Um percurso que levou a feitos vários, entre os quais se destaca, inevitavelmente, o titulo mundial de juniores conquistado por Anais em Gamagori (Japão), em Setembro do ano passado. Uma proeza vivida à distância, mas com grande intensidade por parte dos pais.

Futebol no caminho
“Estava em casa agarrada ao computador a tentar acompanhar a prova quando apareceu a Anais no “messenger" a avisar que conquistara o título mundial. E aí o computador foi abaixo.” O episódio, narrado pela mão, quase não acontecia se Anais tivesse cedido à tentação… do futebol.

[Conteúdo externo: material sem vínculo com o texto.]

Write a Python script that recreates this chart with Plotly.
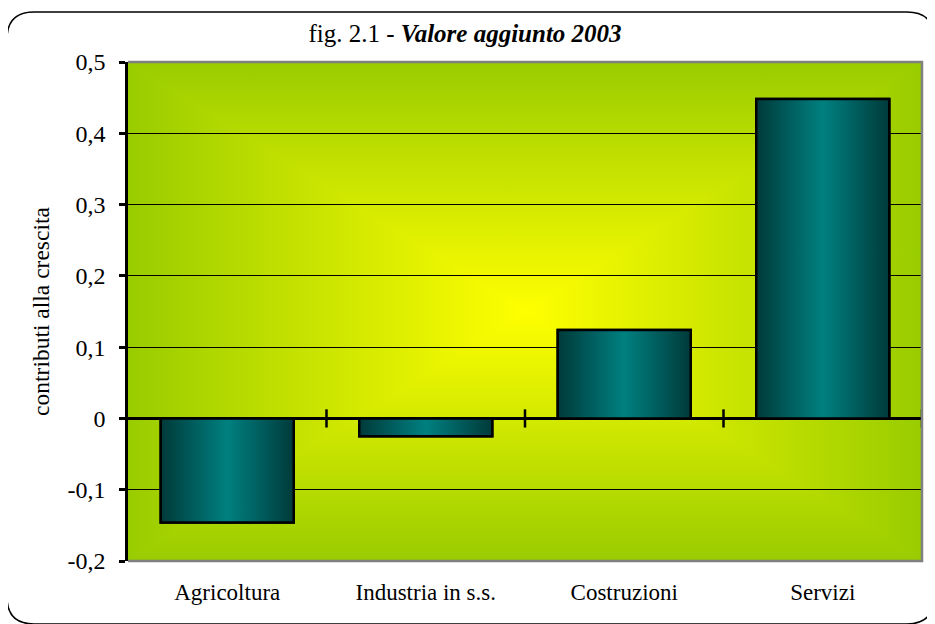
import base64
import plotly.graph_objects as go

# ---- data ----
categories = ["Agricoltura", "Industria in s.s.", "Costruzioni", "Servizi"]
values = [-0.146, -0.025, 0.124, 0.448]
y_tickvals = [-0.2, -0.1, 0.0, 0.1, 0.2, 0.3, 0.4, 0.5]
y_ticktext = ["-0,2", "-0,1", "0", "0,1", "0,2", "0,3", "0,4", "0,5"]
title_plain = "fig. 2.1 - "
title_bold = "Valore aggiunto 2003"
y_title = "contributi alla crescita"

# ---- layout constants (page body has an 8px default margin) ----
OFF = 8
W, H = 935 - OFF, 624 - OFF
ML, MT = 128 - OFF, 62 - OFF
MR = W - (922 - OFF)
MB = H - (561 - OFF)
PW, PH = W - ML - MR, H - MT - MB
BAR_W = 0.67
FONT = "Liberation Serif, Times New Roman, serif"
GREEN, YELLOW = "#99cc00", "#ffff00"
BAR_SCALE = [[0, "#003a3a"], [0.5, "#008080"], [1, "#003a3a"]]

# background: rectangular "from centre" gradient (4 triangles)
svg = f'''<svg xmlns="http://www.w3.org/2000/svg" width="100" height="100" viewBox="0 0 100 100" preserveAspectRatio="none">
<defs>
<linearGradient id="t" gradientUnits="userSpaceOnUse" x1="0" y1="0" x2="0" y2="50"><stop offset="0" stop-color="{GREEN}"/><stop offset="1" stop-color="{YELLOW}"/></linearGradient>
<linearGradient id="b" gradientUnits="userSpaceOnUse" x1="0" y1="100" x2="0" y2="50"><stop offset="0" stop-color="{GREEN}"/><stop offset="1" stop-color="{YELLOW}"/></linearGradient>
<linearGradient id="l" gradientUnits="userSpaceOnUse" x1="0" y1="0" x2="50" y2="0"><stop offset="0" stop-color="{GREEN}"/><stop offset="1" stop-color="{YELLOW}"/></linearGradient>
<linearGradient id="r" gradientUnits="userSpaceOnUse" x1="100" y1="0" x2="50" y2="0"><stop offset="0" stop-color="{GREEN}"/><stop offset="1" stop-color="{YELLOW}"/></linearGradient>
</defs>
<g shape-rendering="crispEdges">
<polygon points="0,0 100,0 50,50" fill="url(#t)"/>
<polygon points="0,100 100,100 50,50" fill="url(#b)"/>
<polygon points="0,0 0,100 50,50" fill="url(#l)"/>
<polygon points="100,0 100,100 50,50" fill="url(#r)"/>
</g></svg>'''
bg_uri = "data:image/svg+xml;base64," + base64.b64encode(svg.encode()).decode()

fig = go.Figure()

x_pos = list(range(len(categories)))

# base bars (real bar trace)
fig.add_trace(go.Bar(
    x=x_pos, y=values, width=BAR_W,
    marker=dict(color="#006060", line=dict(color="black", width=2.5)),
    hovertext=categories, showlegend=False,
))

# gradient overlay for each bar, built from the same values
for i, v in enumerate(values):
    x0, x1 = i - BAR_W / 2, i + BAR_W / 2
    fig.add_trace(go.Scatter(
        x=[x0, x0, x1, x1, x0], y=[0, v, v, 0, 0],
        mode="lines", fill="toself",
        fillgradient=dict(type="horizontal", colorscale=BAR_SCALE),
        line=dict(color="black", width=2.5),
        hoverinfo="skip", showlegend=False,
    ))

# cross tick marks on the zero axis between categories
bounds = [i + 0.5 for i in range(len(categories))]
fig.add_trace(go.Scatter(
    x=bounds, y=[0] * len(bounds), mode="markers",
    marker=dict(symbol="line-ns", size=13, line=dict(color="black", width=2.5)),
    hoverinfo="skip", showlegend=False,
))

def px(x):
    return (x - OFF - ML) / PW

def py(y):
    return (H - MB - (y - OFF)) / PH

# rounded outer frame (window pixel coords)
L, T, R, B, RAD = 7, 12, 934, 624, 27
frame = (
    f"M {px(L+RAD)},{py(T)} L {px(R-RAD)},{py(T)} Q {px(R)},{py(T)} {px(R)},{py(T+RAD)} "
    f"L {px(R)},{py(B-RAD)} Q {px(R)},{py(B)} {px(R-RAD)},{py(B)} "
    f"L {px(L+RAD)},{py(B)} Q {px(L)},{py(B)} {px(L)},{py(B-RAD)} "
    f"L {px(L)},{py(T+RAD)} Q {px(L)},{py(T)} {px(L+RAD)},{py(T)} Z"
)

fig.update_layout(
    width=W, height=H,
    margin=dict(l=ML, r=MR, t=MT, b=MB),
    paper_bgcolor="white", plot_bgcolor="rgba(0,0,0,0)",
    font=dict(family=FONT, size=23, color="black"),
    title=dict(
        text=f"{title_plain}<b><i>{title_bold}</i></b>",
        x=(465 - OFF) / W, xref="container", xanchor="center",
        y=1 - (33 - OFF) / H, yref="container", yanchor="middle",
        font=dict(family=FONT, size=25, color="black"),
    ),
    images=[dict(source=bg_uri, xref="paper", yref="paper", x=0, y=1,
                 sizex=1, sizey=1, sizing="stretch", layer="below")],
    shapes=[
        dict(type="path", xref="paper", yref="paper",
             path="M 0,1 L 1,1 L 1,0 L 0,0", line=dict(color="#808080", width=2.5)),
        dict(type="path", xref="paper", yref="paper", path=frame,
             line=dict(color="black", width=1.5), layer="above"),
    ],
    xaxis=dict(
        range=[-0.5, 3.5], tickmode="array", tickvals=x_pos, ticktext=categories,
        showgrid=False, zeroline=False, showline=False, ticks="",
        ticklabelstandoff=15, tickfont=dict(family=FONT, size=23),
        fixedrange=True,
    ),
    yaxis=dict(
        range=[-0.2, 0.5], tickmode="array", tickvals=y_tickvals, ticktext=y_ticktext,
        showgrid=True, gridcolor="black", gridwidth=1,
        zeroline=True, zerolinecolor="black", zerolinewidth=2.5,
        showline=True, linecolor="black", linewidth=2.5,
        ticks="outside", ticklen=6, tickwidth=2.5, tickcolor="black",
        ticklabelstandoff=9, tickfont=dict(family=FONT, size=24),
        title=dict(text=y_title, standoff=12, font=dict(family=FONT, size=23.5)),
        fixedrange=True,
    ),
    bargap=0.33,
)

fig.write_html("out.html")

Acontece que, a dada altura do seu treino, a mais nova das irmãs Moniz enfrentou alguns problemas na natação. Frustrada, foi alvo fácil para o convite de um dos treinadores das camadas jovens de futebol do Belenenses que, espantado com o talento demonstrado pela jovem nos jogos de bola com os amigos e o irmão mais novo (Miguel, de 11 anos), a convidou para integrar a equipa de futebol juvenil do Belenenses. Equipa masculina, sublinhe-se. “Andava um bocado triste e fiquei contente com a atenção”, confessa Anais que, todavia, foi a pouco e pouco reencaminhada para o rumo certo, muito graças ao trabalho dos treinadores Helena Kraieva e Slava Poliakov, dois técnicos russo do Belenenses. Um trabalho que terminou de forma feliz, com uma frase: “Mãe, sou campeã do Mundo!”

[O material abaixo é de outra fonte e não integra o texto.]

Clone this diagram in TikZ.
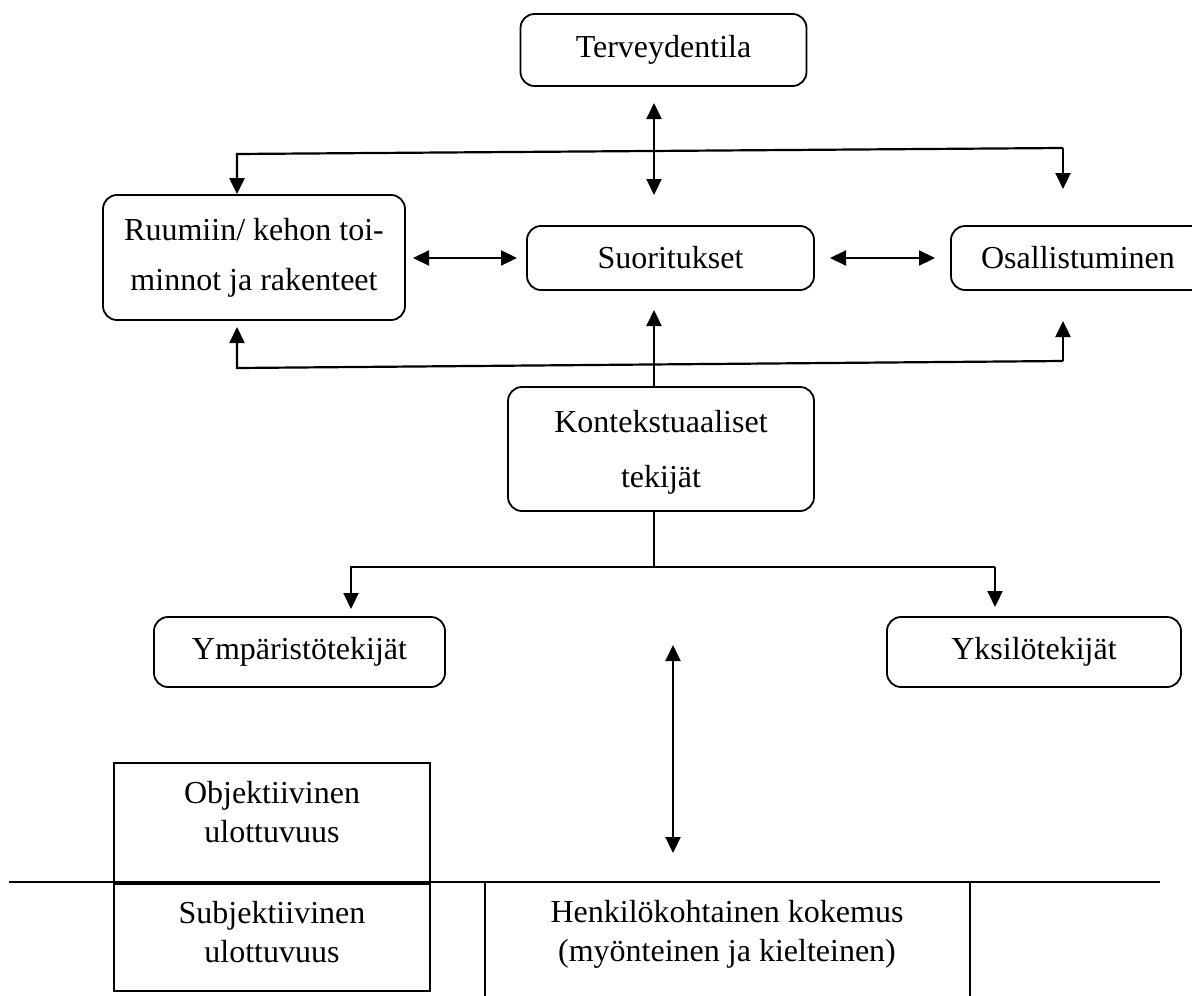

Caminhos de glória levam a França
O ano de 2006 traz consigo uma série de coincidências que parece configurá-lo com um ano de eleição para as manas luso-francesas. Assim, o campeonato da Europa decorrerá em Autun e o Mundial em Lausanne. Duas localidades equidistantes (150 km) de Besançon, cidade natal das duas atletas. Um eixo geográfico, mas não só, que suscita alguma emoção por parte das duas irmãs. “Vai estar lá toda a família, muita gente que conhecemos e não vemos há muito tempo, por isso vai dar-nos muito gozo”, confessa Sarah Moniz.

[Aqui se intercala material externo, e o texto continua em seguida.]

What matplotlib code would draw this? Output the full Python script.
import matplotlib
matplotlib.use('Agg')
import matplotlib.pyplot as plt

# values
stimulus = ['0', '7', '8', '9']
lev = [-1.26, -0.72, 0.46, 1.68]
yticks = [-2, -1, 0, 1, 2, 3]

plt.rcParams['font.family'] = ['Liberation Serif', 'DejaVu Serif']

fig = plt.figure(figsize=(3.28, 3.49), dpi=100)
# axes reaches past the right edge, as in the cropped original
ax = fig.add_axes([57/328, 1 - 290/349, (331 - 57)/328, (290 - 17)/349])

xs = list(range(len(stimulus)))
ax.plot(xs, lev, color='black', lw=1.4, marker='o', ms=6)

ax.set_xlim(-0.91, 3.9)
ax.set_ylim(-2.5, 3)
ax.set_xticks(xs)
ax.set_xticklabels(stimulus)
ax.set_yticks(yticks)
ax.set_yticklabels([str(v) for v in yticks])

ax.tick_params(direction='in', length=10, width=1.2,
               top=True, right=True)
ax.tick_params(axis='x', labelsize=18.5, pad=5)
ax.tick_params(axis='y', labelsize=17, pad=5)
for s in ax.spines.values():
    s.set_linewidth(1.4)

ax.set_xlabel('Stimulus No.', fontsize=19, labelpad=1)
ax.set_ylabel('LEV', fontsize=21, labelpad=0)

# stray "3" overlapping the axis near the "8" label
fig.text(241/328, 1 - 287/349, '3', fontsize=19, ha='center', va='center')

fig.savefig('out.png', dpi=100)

Mas existem outras coincidências envolvendo Besançon e o desporto português. Esta localidade da província francesa era também sede da equipa de ciclismo De Gribaldy, formação defendida em tempos por Joaquim Agostinho, campeão português do universo velocipédico e de Torres Vedras, ali bem perto de Sevilheira, onde a família Verguet Moniz está a construir uma casa de férias. Uma concidência que se espera traga sorte às duas irmãs para uma corrida “à Agostinho”.